If you've been checking out web development resources, you probably heard the terms "Front End", "Back End" and "Full Stack" thrown around. What exactly do they mean?
"Front End" typically refers to the stuff that you actually see on the website in the browser (and is often called "client-side"). This covers how the content is presented including all the little user interface elements like menus and dropdowns and transitions and modals. The front end needs to be able to communicate with the user and also with the back end.
"Back End" typically refers to the guts of the application which live on the server (and is often called "server-side"). The back end is more focused on making sure all the right data gets sent out to the browser. It's the portion of iceberg below the surface... lots of stuff needs to go correctly to hand off data to the front end so it can be displayed.
Google may be a relatively straightforward search engine from our point of view, but they employ an army of engineers to make sure that all the moving parts you don't see are working properly.

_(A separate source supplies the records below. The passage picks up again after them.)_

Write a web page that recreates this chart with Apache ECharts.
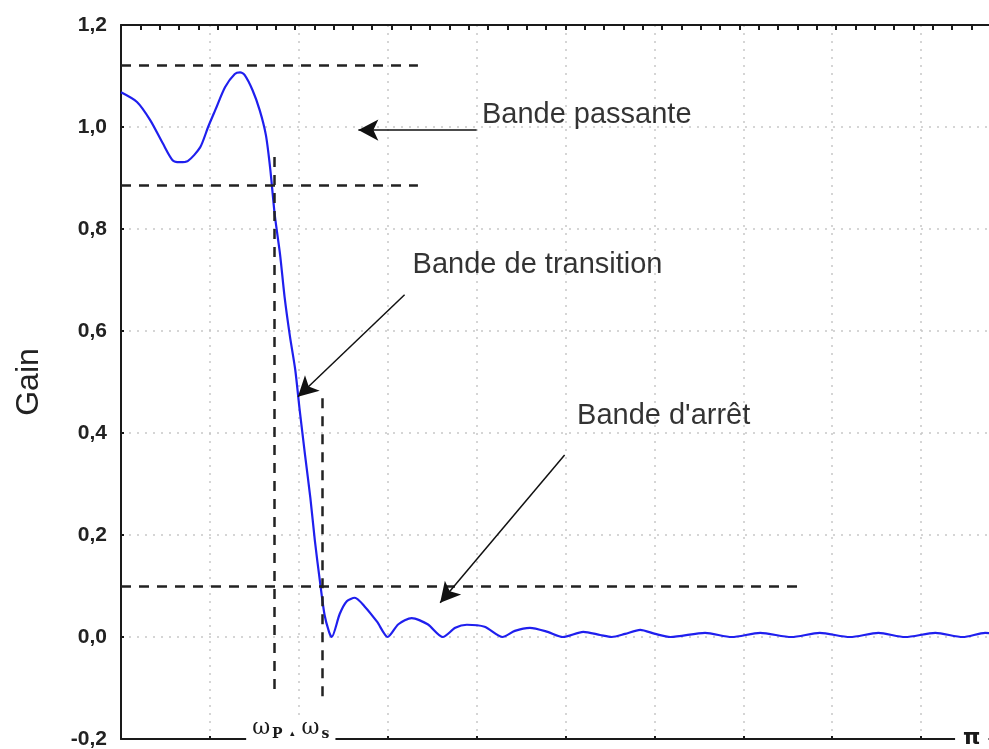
<!DOCTYPE html>
<html>
<head>
<meta charset="utf-8">
<script src="https://cdn.jsdelivr.net/npm/echarts@6/dist/echarts.min.js"></script>
<style>
  html, body { margin: 0; padding: 0; background: #fff; }
  #chart { width: 989px; height: 749px; }
</style>
</head>
<body>
<div id="chart"></div>
<script>
// frequency axis in grid units (0..10), gain on y
const freq = [0, 0.18, 0.33, 0.47, 0.58, 0.66, 0.75, 0.89, 0.98, 1.06, 1.17, 1.28, 1.34, 1.39, 1.48, 1.56, 1.63, 1.68, 1.73, 1.79, 1.84, 1.90, 1.96, 2.01, 2.07, 2.13, 2.18, 2.24, 2.29, 2.34, 2.37, 2.46, 2.54, 2.63, 2.74, 2.88, 3.00, 3.12, 3.27, 3.45, 3.62, 3.76, 3.89, 4.09, 4.29, 4.43, 4.60, 4.80, 4.97, 5.20, 5.39, 5.52, 5.67, 5.84, 6.01, 6.18, 6.57, 6.87, 7.19, 7.54, 7.86, 8.20, 8.52, 8.82, 9.16, 9.47, 9.72, 10];
const gain = [1.068, 1.049, 1.013, 0.968, 0.935, 0.931, 0.933, 0.96, 1.0, 1.033, 1.078, 1.104, 1.107, 1.102, 1.072, 1.033, 0.984, 0.916, 0.827, 0.749, 0.667, 0.590, 0.524, 0.445, 0.357, 0.273, 0.190, 0.106, 0.043, 0.01, 0.0, 0.045, 0.07, 0.077, 0.06, 0.03, 0.0, 0.025, 0.037, 0.025, 0.0, 0.018, 0.024, 0.02, 0.0, 0.012, 0.018, 0.01, 0.0, 0.01, 0.004, 0.0, 0.006, 0.014, 0.006, 0.0, 0.008, 0.0, 0.008, 0.0, 0.008, 0.0, 0.008, 0.0, 0.008, 0.0, 0.008, 0.002];

// horizontal tolerance lines: [gain, xEnd]
const hLimits = [[1.122, 3.34], [0.886, 3.34], [0.1, 7.66]];
// vertical edge lines: [freq, yFrom, yTo]
const vEdges = [[1.72, -0.102, 0.949], [2.26, -0.116, 0.473]];

const annoText = ['Bande passante', 'Bande de transition', "Bande d'arrêt"];
const annoPos = [[4.06, 1.024], [3.28, 0.729], [5.13, 0.433]];
// arrows: [start, tip]
const arrows = [
  [[4.0, 0.994], [2.67, 0.994]],
  [[3.19, 0.671], [1.99, 0.471]],
  [[4.99, 0.357], [3.59, 0.067]]
];

const xLabelPos = [1.91, 9.57];
const xLabelText = ['{w|ω}{s|P}{t|▴}{w|ω}{s|s}', '{pi|π}'];

const chart = echarts.init(document.getElementById('chart'));

const dashStyle = { color: '#222', width: 2.5, type: [10, 8] };
const dotGrid = { show: true, lineStyle: { color: '#c8c8c8', width: 1.5, type: [2, 6] } };

const markLines = [];
hLimits.forEach(([g, x1]) => {
  markLines.push([{ coord: [0, g] }, { coord: [x1, g] }]);
});
vEdges.forEach(([f, y0, y1]) => {
  markLines.push([{ coord: [f, y0] }, { coord: [f, y1] }]);
});

const arrowLines = arrows.map(([a, b]) => [{ coord: a }, { coord: b }]);

const textFont = "'Liberation Sans', Arial, sans-serif";

chart.setOption({
  animation: false,
  grid: { left: 121, right: -21, top: 25, bottom: 10, outerBoundsMode: 'none' },
  xAxis: [{
    type: 'value', min: 0, max: 10, interval: 1,
    axisLine: { onZero: false, lineStyle: { color: '#1a1a1a', width: 2 } },
    axisTick: { inside: true, length: 3, lineStyle: { color: '#1a1a1a', width: 2 } },
    splitLine: dotGrid,
    axisLabel: {
      customValues: xLabelPos,
      formatter: (v) => xLabelText[xLabelPos.indexOf(v)] || '',
      margin: -24,
      backgroundColor: '#fff',
      padding: [0, 6],
      color: '#1a1a1a',
      rich: {
        w: { fontFamily: 'DejaVu Serif', fontSize: 22, color: '#1a1a1a' },
        s: { fontFamily: 'DejaVu Serif', fontSize: 14, fontWeight: 'bold', color: '#1a1a1a', padding: [12, 0, 0, 2] },
        t: { fontSize: 9, color: '#1a1a1a', padding: [12, 7, 0, 7] },
        pi: { fontFamily: 'DejaVu Sans', fontWeight: 'bold', fontSize: 22, color: '#1a1a1a', padding: [12, 2, 0, 2] }
      }
    }
  }, {
    type: 'value', position: 'top', min: 0, max: 46, interval: 1,
    axisLine: { show: true, onZero: false, lineStyle: { color: '#1a1a1a', width: 2 } },
    axisTick: { show: true, inside: true, length: 5, lineStyle: { color: '#1a1a1a', width: 2 } },
    axisLabel: { show: false },
    splitLine: { show: false }
  }],
  yAxis: {
    type: 'value', min: -0.2, max: 1.2, interval: 0.2,
    name: 'Gain', nameLocation: 'middle', nameRotate: 90, nameGap: 76,
    nameTextStyle: { fontFamily: textFont, fontSize: 32, color: '#222' },
    axisLine: { show: true, lineStyle: { color: '#1a1a1a', width: 2 } },
    axisTick: { show: true, inside: true, length: 3, lineStyle: { color: '#1a1a1a', width: 2 } },
    splitLine: dotGrid,
    axisLabel: {
      margin: 14,
      fontFamily: textFont,
      fontSize: 21, fontWeight: 'bold', color: '#222',
      formatter: (v) => v.toFixed(1).replace('.', ',')
    }
  },
  series: [{
    type: 'line',
    data: freq.map((f, i) => [f, gain[i]]),
    smooth: 0.25,
    showSymbol: false,
    lineStyle: { color: '#1f1fee', width: 2.2 },
    markLine: {
      silent: true, symbol: ['none', 'none'], label: { show: false },
      lineStyle: dashStyle,
      data: markLines
    }
  }, {
    type: 'line',
    data: [],
    markLine: {
      silent: true, symbol: ['none', 'arrow'], symbolSize: [16, 20],
      label: { show: false },
      lineStyle: { color: '#111', width: 1.5, type: 'solid' },
      data: arrowLines
    }
  }, {
    type: 'scatter',
    symbolSize: 0,
    data: annoPos.map((p, i) => ({ value: p, name: annoText[i] })),
    label: {
      show: true, position: 'right', distance: 0,
      formatter: (p) => p.name,
      fontFamily: textFont,
      fontSize: 29, color: '#000'
    }
  }]
});
</script>
</body>
</html>
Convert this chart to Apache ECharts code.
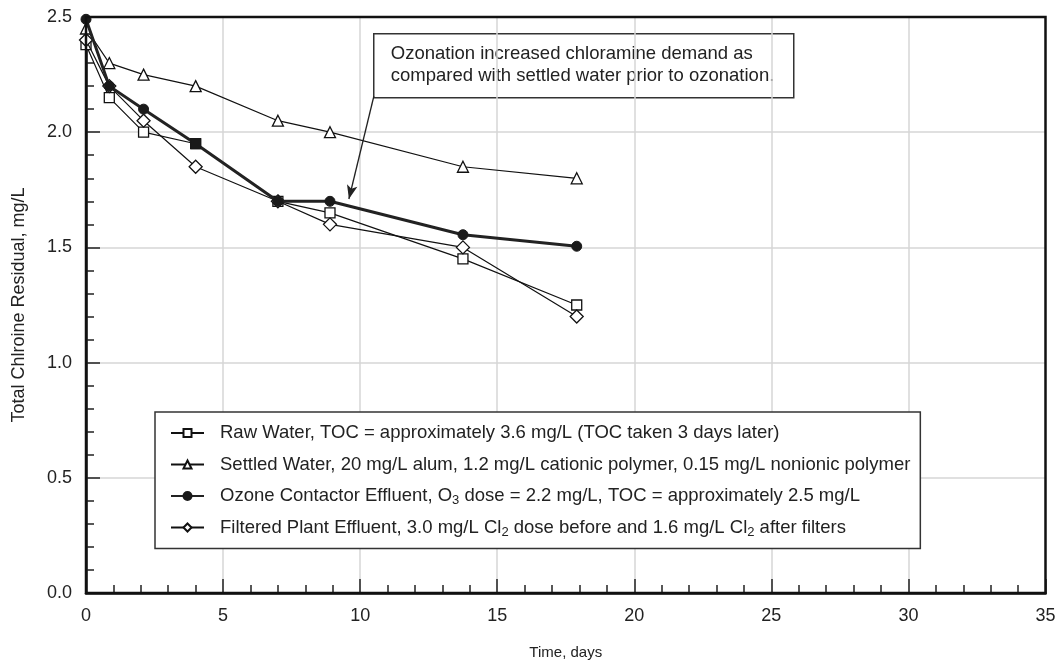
<!DOCTYPE html>
<html>
<head>
<meta charset="utf-8">
<script src="https://cdn.jsdelivr.net/npm/echarts@6/dist/echarts.min.js"></script>
<style>
  html, body { margin: 0; padding: 0; background: #fff; }
  #chart { width: 1056px; height: 666px; }
</style>
</head>
<body>
<div id="chart"></div>
<script>
// ---- data ----
const days = [0, 0.85, 2.1, 4, 7, 8.9, 13.75, 17.9];
const rawWater      = [2.38, 2.15, 2.00, 1.95, 1.70, 1.65, 1.45, 1.25];
const settledWater  = [2.45, 2.30, 2.25, 2.20, 2.05, 2.00, 1.85, 1.80];
const ozoneEffluent = [2.49, 2.20, 2.10, 1.95, 1.70, 1.70, 1.555, 1.505];
const filteredEffl  = [2.40, 2.20, 2.05, 1.85, 1.70, 1.60, 1.50, 1.20];

const seriesNames = [
  'Raw Water, TOC = approximately 3.6 mg/L (TOC taken 3 days later)',
  'Settled Water, 20 mg/L alum, 1.2 mg/L cationic polymer, 0.15 mg/L nonionic polymer',
  'Ozone Contactor Effluent, O3 dose = 2.2 mg/L, TOC = approximately 2.5 mg/L',
  'Filtered Plant Effluent, 3.0 mg/L Cl2 dose before and 1.6 mg/L Cl2 after filters'
];
const annotationLines = [
  'Ozonation increased chloramine demand as',
  'compared with settled water prior to ozonation.'
];
// arrow from annotation box to the ozone curve (data coords)
const arrowFrom = [10.5, 2.156];
const arrowTo = [9.59, 1.71];

const xTicks = { min: 0, max: 35, interval: 5 };
const yTicks = { min: 0, max: 2.5, interval: 0.5 };

// ---- chart ----
const FONT = '"Liberation Sans", Arial, Helvetica, sans-serif';
const TXT = '#222';
const zip = (xs, ys) => xs.map((x, i) => [x, ys[i]]);

const chart = echarts.init(document.getElementById('chart'), null, { renderer: 'canvas' });

const openMarker = { color: '#fff', borderColor: '#111', borderWidth: 1.3 };
const thinLine = { color: '#111', width: 1.2 };

const ozoneData = zip(days, ozoneEffluent).map((p, i) =>
  i === 3 ? { value: p, symbol: 'rect', symbolSize: 10 } : p);

const option = {
  backgroundColor: '#fff',
  animation: false,
  textStyle: { fontFamily: FONT, color: TXT },
  grid: {
    left: 86, top: 17, right: 10.5, bottom: 73,
    containLabel: false, outerBoundsMode: 'none',
    show: true, borderColor: '#111', borderWidth: 2.5, backgroundColor: 'transparent', z: 10
  },
  xAxis: {
    type: 'value', min: xTicks.min, max: xTicks.max, interval: xTicks.interval,
    name: 'Time, days', nameLocation: 'middle', nameGap: 52,
    nameTextStyle: { fontSize: 15, color: TXT, fontFamily: FONT },
    axisLine: { show: true, lineStyle: { color: '#111', width: 2.5 } },
    axisTick: { show: true, inside: true, length: 14, lineStyle: { color: '#222', width: 1.5 } },
    minorTick: { show: true, splitNumber: 5, length: 8, lineStyle: { color: '#222', width: 1.5 } },
    axisLabel: { fontSize: 18, color: TXT, margin: 14, fontFamily: FONT },
    splitLine: { show: true, showMinLine: false, showMaxLine: false, lineStyle: { color: '#d6d6d6', width: 1.5 } }
  },
  yAxis: {
    type: 'value', min: yTicks.min, max: yTicks.max, interval: yTicks.interval,
    name: 'Total Chlroine Residual, mg/L', nameLocation: 'middle', nameGap: 58, nameRotate: 90,
    nameTextStyle: { fontSize: 18, color: TXT, fontFamily: FONT },
    axisLine: { show: true, lineStyle: { color: '#111', width: 2.5 } },
    axisTick: { show: true, inside: true, length: 14, lineStyle: { color: '#222', width: 1.5 } },
    minorTick: { show: true, splitNumber: 5, length: 8, lineStyle: { color: '#222', width: 1.5 } },
    axisLabel: { fontSize: 18, color: TXT, margin: 14, fontFamily: FONT, formatter: v => v.toFixed(1) },
    splitLine: { show: true, showMinLine: false, showMaxLine: false, lineStyle: { color: '#d6d6d6', width: 1.5 } }
  },
  legend: {
    orient: 'vertical', left: 155, top: 412,
    data: seriesNames,
    backgroundColor: '#fff',
    borderColor: '#333', borderWidth: 1.5,
    padding: [10, 10, 10, 15],
    itemGap: 9.5, itemWidth: 33, itemHeight: 10,
    textStyle: {
      fontSize: 18.5, color: TXT, fontFamily: FONT, lineHeight: 22, padding: [0, 0, 0, 11],
      rich: {
        s: { fontSize: 13, lineHeight: 12, verticalAlign: 'bottom', color: TXT, fontFamily: FONT }
      }
    },
    formatter: name => name.replace('O3', 'O{s|3}').replace(/Cl2/g, 'Cl{s|2}')
  },
  series: [
    {
      name: seriesNames[0], type: 'line', data: zip(days, rawWater),
      symbol: 'rect', symbolSize: 10, lineStyle: thinLine, itemStyle: openMarker, z: 3
    },
    {
      name: seriesNames[1], type: 'line', data: zip(days, settledWater),
      symbol: 'triangle', symbolSize: 11, lineStyle: thinLine, itemStyle: openMarker, z: 3
    },
    {
      name: seriesNames[3], type: 'line', data: zip(days, filteredEffl),
      symbol: 'diamond', symbolSize: 13, lineStyle: thinLine, itemStyle: openMarker, z: 4
    },
    {
      name: seriesNames[2], type: 'line', data: ozoneData,
      symbol: 'circle', symbolSize: 10,
      lineStyle: { color: '#222', width: 3 },
      itemStyle: { color: '#1a1a1a', borderColor: '#1a1a1a', borderWidth: 1 }, z: 5,
      markLine: {
        silent: true, symbol: ['none', 'arrow'], symbolSize: [8, 14],
        label: { show: false },
        lineStyle: { color: '#222', width: 1.3, type: 'solid' },
        data: [[{ coord: arrowFrom }, { coord: arrowTo }]]
      }
    }
  ],
  graphic: [
    {
      type: 'group', left: 373, top: 33, z: 100,
      children: [
        { type: 'rect', shape: { x: 0, y: 0, width: 420, height: 64 },
          style: { fill: '#fff', stroke: '#333', lineWidth: 1.5 } },
        { type: 'text', x: 17, y: 9,
          style: { text: annotationLines.join('\n'), font: '18.5px ' + FONT, fill: TXT, lineHeight: 22 } }
      ]
    }
  ]
};
chart.setOption(option);
</script>
</body>
</html>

"Full Stack" developers marry the two sides into one. While each "end" involves learning a significant amount of information, a full stack developer can comfortably speak both database and browser. These days the trend is to seek developers with a great working knowledge of both ends. You will still probably prefer one over the other, but a "Full Stack" developer can build a web application from soup to nuts.
In this program, we teach full stack development for many reasons. For starters, it's much easier to get a job when you've got the kind of flexibility that being Full Stack provides. It also makes it much more fun to learn because you can bring complete applications to life completely on your own.